Written task: Return the material exactly as supplied, apart from the pictures, which are omitted.

Supplied data:
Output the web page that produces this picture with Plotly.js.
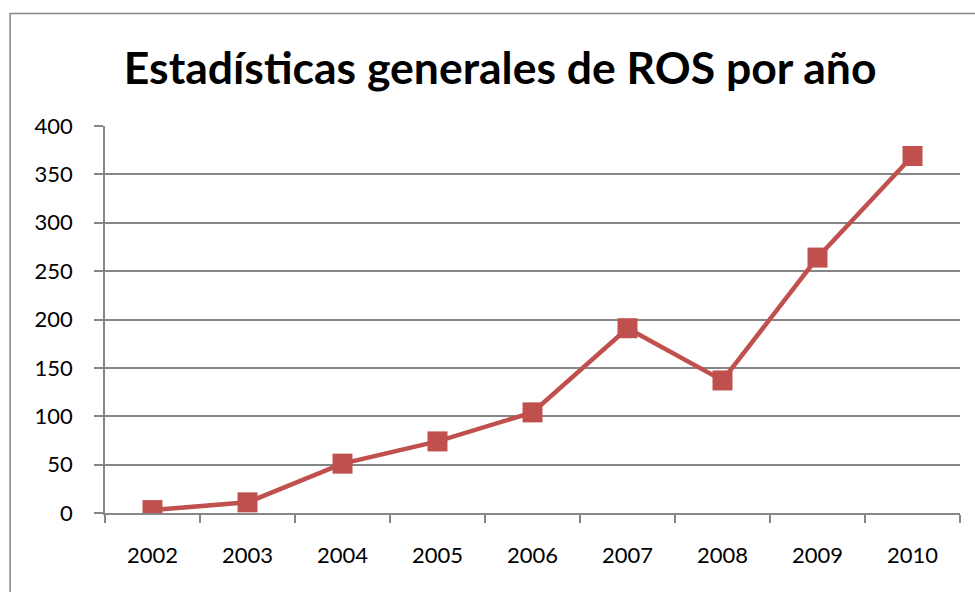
<!DOCTYPE html>
<html>
<head>
<meta charset="utf-8">
<script src="https://cdn.plot.ly/plotly-3.0.1.min.js"></script>
<style>html,body{margin:0;padding:0;background:#fff;}#chart{width:975px;height:592px;}</style>
</head>
<body>
<div id="chart"></div>
<script>
const years = ["2002","2003","2004","2005","2006","2007","2008","2009","2010"];
const rosValues = [3, 11, 51, 74, 104, 191, 137, 264, 369];
const yTicks = [0, 50, 100, 150, 200, 250, 300, 350, 400];
const titleText = "Estadísticas generales de ROS por año";

const trace = {
  x: years, y: rosValues, type: "scatter", mode: "lines+markers",
  line: {color: "#C0504D", width: 4.5},
  marker: {symbol: "square", size: 20, color: "#C0504D"},
  hoverinfo: "x+y"
};

const layout = {
  width: 975, height: 592,
  margin: {l: 105, r: 15, t: 126, b: 79},
  paper_bgcolor: "#fff", plot_bgcolor: "#fff",
  showlegend: false,
  font: {family: "Lato, 'Open Sans', sans-serif", color: "#000", size: 22},
  title: {text: "<b>" + titleText + "</b>", font: {size: 44.5, family: "Lato, sans-serif", color: "#000"},
          x: 0.513, xanchor: "center", y: 0.885, yanchor: "middle"},
  xaxis: {type: "category", range: [-0.5, 8.5], tickson: "boundaries",
          showline: true, linecolor: "#868686", linewidth: 1.5,
          ticks: "outside", ticklen: 8, tickcolor: "#868686", tickwidth: 1.5,
          showgrid: false, zeroline: false, tickfont: {size: 22}, ticklabelstandoff: 22},
  yaxis: {range: [0, 400], tickvals: yTicks, ticktext: yTicks.map(String),
          showline: true, linecolor: "#868686", linewidth: 1.5,
          ticks: "outside", ticklen: 9, tickcolor: "#868686", tickwidth: 1.5,
          showgrid: true, gridcolor: "#868686", gridwidth: 1.5,
          zeroline: false, tickfont: {size: 22}, ticklabelstandoff: 17},
  shapes: [{type: "rect", xref: "paper", yref: "paper", x0: -0.111, x1: 1.1, y0: -0.4, y1: 1.291,
            line: {color: "#868686", width: 1.5}, layer: "below"}]
};
Plotly.newPlot("chart", [trace], layout, {displayModeBar: false});
</script>
</body>
</html>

Task result:
Output the web page that produces this picture with Plotly.js.
<!DOCTYPE html>
<html>
<head>
<meta charset="utf-8">
<script src="https://cdn.plot.ly/plotly-3.0.1.min.js"></script>
<style>html,body{margin:0;padding:0;background:#fff;}#chart{width:975px;height:592px;}</style>
</head>
<body>
<div id="chart"></div>
<script>
const years = ["2002","2003","2004","2005","2006","2007","2008","2009","2010"];
const rosValues = [3, 11, 51, 74, 104, 191, 137, 264, 369];
const yTicks = [0, 50, 100, 150, 200, 250, 300, 350, 400];
const titleText = "Estadísticas generales de ROS por año";

const trace = {
  x: years, y: rosValues, type: "scatter", mode: "lines+markers",
  line: {color: "#C0504D", width: 4.5},
  marker: {symbol: "square", size: 20, color: "#C0504D"},
  hoverinfo: "x+y"
};

const layout = {
  width: 975, height: 592,
  margin: {l: 105, r: 15, t: 126, b: 79},
  paper_bgcolor: "#fff", plot_bgcolor: "#fff",
  showlegend: false,
  font: {family: "Lato, 'Open Sans', sans-serif", color: "#000", size: 22},
  title: {text: "<b>" + titleText + "</b>", font: {size: 44.5, family: "Lato, sans-serif", color: "#000"},
          x: 0.513, xanchor: "center", y: 0.885, yanchor: "middle"},
  xaxis: {type: "category", range: [-0.5, 8.5], tickson: "boundaries",
          showline: true, linecolor: "#868686", linewidth: 1.5,
          ticks: "outside", ticklen: 8, tickcolor: "#868686", tickwidth: 1.5,
          showgrid: false, zeroline: false, tickfont: {size: 22}, ticklabelstandoff: 22},
  yaxis: {range: [0, 400], tickvals: yTicks, ticktext: yTicks.map(String),
          showline: true, linecolor: "#868686", linewidth: 1.5,
          ticks: "outside", ticklen: 9, tickcolor: "#868686", tickwidth: 1.5,
          showgrid: true, gridcolor: "#868686", gridwidth: 1.5,
          zeroline: false, tickfont: {size: 22}, ticklabelstandoff: 17},
  shapes: [{type: "rect", xref: "paper", yref: "paper", x0: -0.111, x1: 1.1, y0: -0.4, y1: 1.291,
            line: {color: "#868686", width: 1.5}, layer: "below"}]
};
Plotly.newPlot("chart", [trace], layout, {displayModeBar: false});
</script>
</body>
</html>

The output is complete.